No shared vision for the future

You used to talk about vacations, goals, and building a life. Now? It’s just what needs to get done today. There’s no planning, no dreaming—just reacting. If you’ve stopped imagining the future together, it’s probably because, deep down, you don’t see one.
Financial secrecy is creeping in

You’re hiding spending. She’s got a private account “just in case.” The trust that held your financial lives together is unraveling. Money starts being protected instead of shared. When finances stop being transparent, it’s because someone’s preparing for a future without the other.
Work is now your favorite excuse

You used to rush home—now you look for reasons to stay late. She’s suddenly obsessed with “self-care nights” or more social time. There’s always something keeping one of you away. If you’re both prioritizing anywhere else over home, it’s because home isn’t where the heart is anymore.
There’s emotional cheating—or the start of it

No, you might not be sleeping with anyone. But you’re messaging someone a little too much. She’s texting her gym friend more than you. Emotional affairs often begin with the attention and validation you no longer give each other. If you’re finding comfort elsewhere, the marriage is already emotionally outsourced.
Divorce comes up like it’s casual

It’s joked about. Thrown out during arguments. Mentioned like a hypothetical “someday.” If either of you brings up divorce more than once, even half-jokingly, it’s not just a random thought. It’s a test balloon. And chances are, it’s already being considered seriously.
“I love you” becomes “I’m not in love”

The worst sentence you’ll ever hear that sounds kind: “I love you, but I’m not in love with you.” It’s the polite version of “I’m done.” When affection is replaced with obligation, and love becomes a relic, you’re living in a marriage that’s emotionally divorced.
There’s a constant undertone of contempt

The eye rolls. The sarcasm. The subtle digs or straight-up dismissals. Contempt is the silent killer of relationships. If you or your spouse can’t say things without mockery or venom, that’s not tension—it’s resentment in its final form.
You’ve both stopped trying

The clothes, the effort, the compliments—all gone. No one’s making an effort to impress, connect, or even talk things out. You’re both coasting because it feels safer than confronting what’s broken.

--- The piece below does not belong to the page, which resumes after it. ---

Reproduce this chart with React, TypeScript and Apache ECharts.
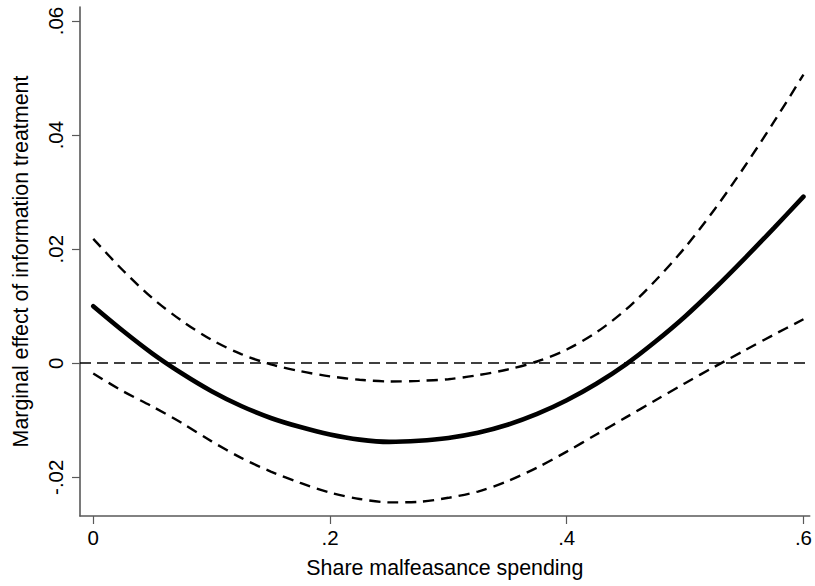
import React, { useEffect, useRef } from "react";
import * as echarts from "echarts";

// Share of malfeasance spending (x) at which the marginal effect is evaluated
const shareX = [
  0, 0.025, 0.05, 0.075, 0.1, 0.125, 0.15, 0.175, 0.2, 0.225, 0.25, 0.275, 0.3,
  0.325, 0.35, 0.375, 0.4, 0.425, 0.45, 0.475, 0.5, 0.525, 0.55, 0.575, 0.6,
];

// Point estimate of the marginal effect of the information treatment
const effect = [
  0.01, 0.0057, 0.0017, -0.0018, -0.0049, -0.0075, -0.0096, -0.0112, -0.0125,
  -0.0134, -0.0138, -0.0136, -0.0131, -0.0122, -0.0108, -0.0089, -0.0065,
  -0.0036, -0.0002, 0.0038, 0.0082, 0.0131, 0.0183, 0.0237, 0.0292,
];

// Upper confidence bound
const upperCI = [
  0.0218, 0.0163, 0.0114, 0.0074, 0.0041, 0.0016, -0.0002, -0.0014, -0.0023,
  -0.0029, -0.0032, -0.0031, -0.0028, -0.0021, -0.0011, 0.0003, 0.0024, 0.0054,
  0.0094, 0.0145, 0.0203, 0.027, 0.0344, 0.0423, 0.0506,
];

// Lower confidence bound
const lowerCI = [
  -0.0018, -0.0049, -0.0076, -0.0105, -0.0137, -0.0166, -0.019, -0.021, -0.0227,
  -0.0238, -0.0244, -0.0243, -0.0236, -0.0225, -0.0207, -0.0183, -0.0155,
  -0.0125, -0.0095, -0.0065, -0.0035, -0.0006, 0.0022, 0.005, 0.0077,
];

const xTickValues = [0, 0.2, 0.4, 0.6];
const xTickLabels = ["0", ".2", ".4", ".6"];
const yTickValues = [-0.02, 0, 0.02, 0.04, 0.06];
const yTickLabels = ["-.02", "0", ".02", ".04", ".06"];

const FONT = "'Liberation Sans', Arial, Helvetica, sans-serif";
const AXIS_GRAY = "#595959";

function labelFor(values: number[], labels: string[], v: number): string {
  for (let i = 0; i < values.length; i++) {
    if (Math.abs(values[i] - v) < 1e-9) return labels[i];
  }
  return "";
}

function zip(xs: number[], ys: number[]): number[][] {
  return xs.map((x, i) => [x, ys[i]]);
}

export default function App() {
  const ref = useRef<HTMLDivElement>(null);

  useEffect(() => {
    if (!ref.current) return;
    const chart = echarts.init(ref.current, undefined, { renderer: "svg" });

    const ciStyle = {
      color: "#000",
      width: 2.4,
      type: [11, 7] as number[],
      cap: "butt" as const,
    };

    chart.setOption({
      animation: false,
      backgroundColor: "#fff",
      textStyle: { fontFamily: FONT },
      grid: { left: 80, right: 2, top: 7, bottom: 70 },
      xAxis: {
        type: "value",
        min: -0.0112,
        max: 0.6053,
        name: "Share malfeasance spending",
        nameLocation: "middle",
        nameGap: 41,
        nameTextStyle: { fontSize: 21.4, color: "#000", fontFamily: FONT },
        axisLine: { show: true, onZero: false, lineStyle: { color: AXIS_GRAY, width: 1.6 } },
        axisTick: {
          show: true,
          length: 8,
          customValues: xTickValues,
          lineStyle: { color: AXIS_GRAY, width: 1.2 },
        },
        axisLabel: {
          customValues: xTickValues,
          formatter: (v: number) => labelFor(xTickValues, xTickLabels, v),
          fontSize: 20.5,
          color: "#000",
          margin: 11,
          fontFamily: FONT,
        },
        splitLine: { show: false },
      },
      yAxis: {
        type: "value",
        min: -0.02679,
        max: 0.06246,
        name: "Marginal effect of information treatment",
        nameLocation: "middle",
        nameGap: 49,
        nameRotate: 90,
        nameTextStyle: { fontSize: 21.4, color: "#000", fontFamily: FONT },
        axisLine: { show: true, onZero: false, lineStyle: { color: AXIS_GRAY, width: 1.6 } },
        axisTick: {
          show: true,
          length: 8,
          customValues: yTickValues,
          lineStyle: { color: AXIS_GRAY, width: 1.2 },
        },
        axisLabel: {
          customValues: yTickValues,
          formatter: (v: number) => labelFor(yTickValues, yTickLabels, v),
          rotate: 90,
          fontSize: 20.5,
          color: "#000",
          margin: 14,
          fontFamily: FONT,
        },
        splitLine: { show: false },
      },
      series: [
        {
          name: "Upper bound",
          type: "line",
          data: zip(shareX, upperCI),
          smooth: 0.3,
          showSymbol: false,
          silent: true,
          lineStyle: ciStyle,
          markLine: {
            silent: true,
            symbol: "none",
            label: { show: false },
            lineStyle: { color: "#000", width: 1.6, type: [11, 6] },
            data: [{ yAxis: 0 }],
          },
        },
        {
          name: "Lower bound",
          type: "line",
          data: zip(shareX, lowerCI),
          smooth: 0.3,
          showSymbol: false,
          silent: true,
          lineStyle: ciStyle,
        },
        {
          name: "Marginal effect",
          type: "line",
          data: zip(shareX, effect),
          smooth: 0.3,
          showSymbol: false,
          silent: true,
          lineStyle: { color: "#000", width: 4.6, cap: "round" },
        },
      ],
    });

    return () => chart.dispose();
  }, []);

  return (
    <div
      ref={ref}
      style={{ position: "fixed", left: 0, top: 0, width: 815, height: 586, background: "#fff" }}
    />
  );
}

But comfort isn’t connection—it’s just a well-decorated exit ramp.
You sleep in separate beds

Maybe it started as “just for a night.” Then it became a habit. Different rooms. Different sleep schedules. If you’re avoiding each other at night, you’re already living in a separation—just without the court stamp. Sharing a bed is intimacy. Skipping that? That’s emotional distance in cotton sheets.